The Covid-19 pandemic posed a major challenge to the protection of human rights as public authorities across the globe had to introduce a number of unprecedented measures to contain the virus. Between 2020 and 2022, in response to the largest public health crisis since the 1918 Spanish flu, governments worldwide adopted sweeping laws designed to mitigate the spread of Covid-19. Some of these measures imposed prohibitions on individuals (non facere), such as church closures and stay-at-home orders, while other measures imposed specific duties (facere), namely masks and vaccines mandates, when these became widely available. As such, these measures severely affected a number of important human rights, including free movement, freedom of religion, the right to peacefully assemble, and personal autonomy. This led to a significant amount of litigation before courts.

In the research paper Covid-19, human rights, and judicial review in Transatlantic perspective published within the Horizon Europe REGROUP project, I examine judicial review of Covid-19 measures and the protection of human rights during the pandemic in the European Union (EU) and the United States (US). In particular, the paper puts together an original dataset of over 300 cases to provide the first ever systematic analysis of how courts in the EU and the US have reviewed key Covid-19-related measures. Specifically, the paper classifies and examines rulings delivered between February 2020 and June 2023 by the US federal Supreme Court, the supreme courts of all 50 US states, the European Court of Justice, the European Court of Human Rights and the top courts of 25 out of the 27 EU member states (all except Hungary and Poland, since these countries are experiencing a rule of law backsliding).

The paper advances three hypotheses, based on judicial review of emergency measures in counter-terrorism contexts, and tests their applicability during the pandemic by considering a number of cases dealing with freedom of religion, freedom of movement and personal liberty and autonomy. The three hypotheses of the paper are that: first, courts will defer to the political branches of government in the early phases of an emergency, but tighten their scrutiny overtime; second, courts will scrutinize more closely measures which have a broad application, and affect the judges themselves, as opposed to measures that only target specific sub-sectors of the population; third, courts will follow the guidance of experts in matters where specific technical knowledge is required.

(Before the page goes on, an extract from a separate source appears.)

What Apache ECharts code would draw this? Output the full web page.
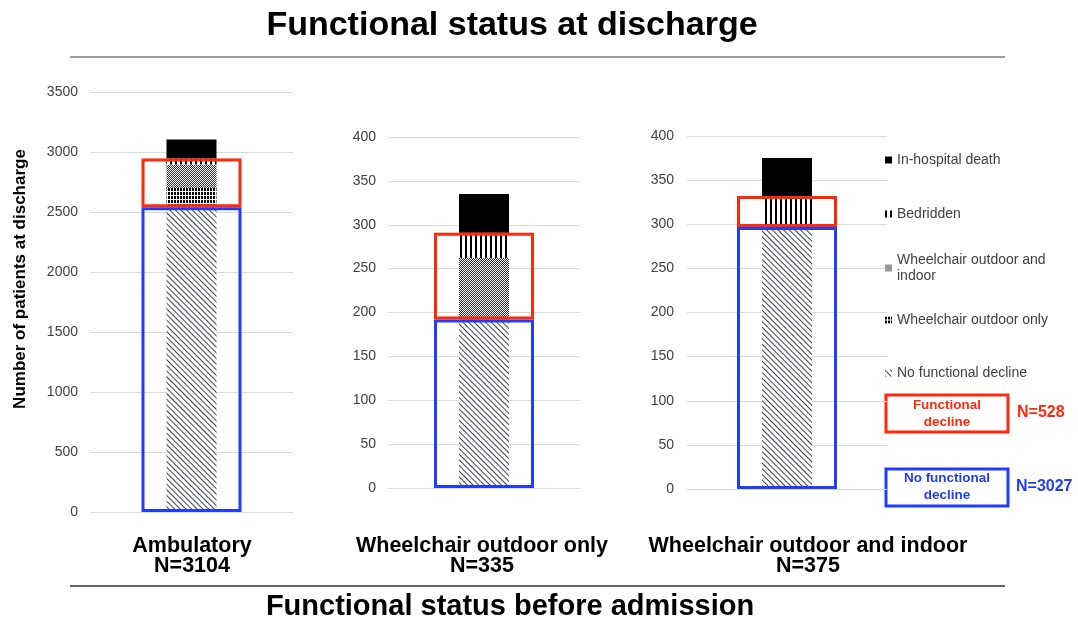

Balancing rights and health protection across the Atlantic

The paper argues that a significant transatlantic convergence exists on how top courts have reviewed non facere measures introduced in the early stages of the pandemic, which confirms the validity of the first two hypotheses in both the EU and the US. In cases reviewing church closures, both in the EU and the US courts have initially deferred to governmental decisions, but tightened their scrutiny over time to protect freedom of religion. Similarly, in cases reviewing stay-at-home orders, courts in both the EU and the US have often upheld governmental restrictions but also occasionally invalidated them as incompatible with the right to free movement and the freedom to undertake an economic activity, particularly when they appeared overblown, or disproportionate.

Instead, the paper points out to a transatlantic divergence in the field of judicial review of facere measures, introduced later in the pandemic, which confirms the validity of the third hypothesis in the EU, but falsifies it in the US. While EU courts have systematically upheld the legality of mask mandates, and mandatory vaccinations, when these became available, the US Supreme Court has invalidated a general vaccine mandates, and mask mandates have been struck down by state courts. As the paper points out, this divergence can be explained due to the greater politicization of public health in the US than in the EU, and the growing lack of deference towards, and trust in, scientific expertise in the US.

In conclusion the paper suggests that the alternative balancing of human rights and health protection in the US and the EU during Covid-19 reveals contrasting lessons from the pandemic on the relation between risk and resilience in constitutional democracies.

This article highlights some of the findings in the REGROUP paper Covid-19, human rights, and judicial review in Transatlantic perspective.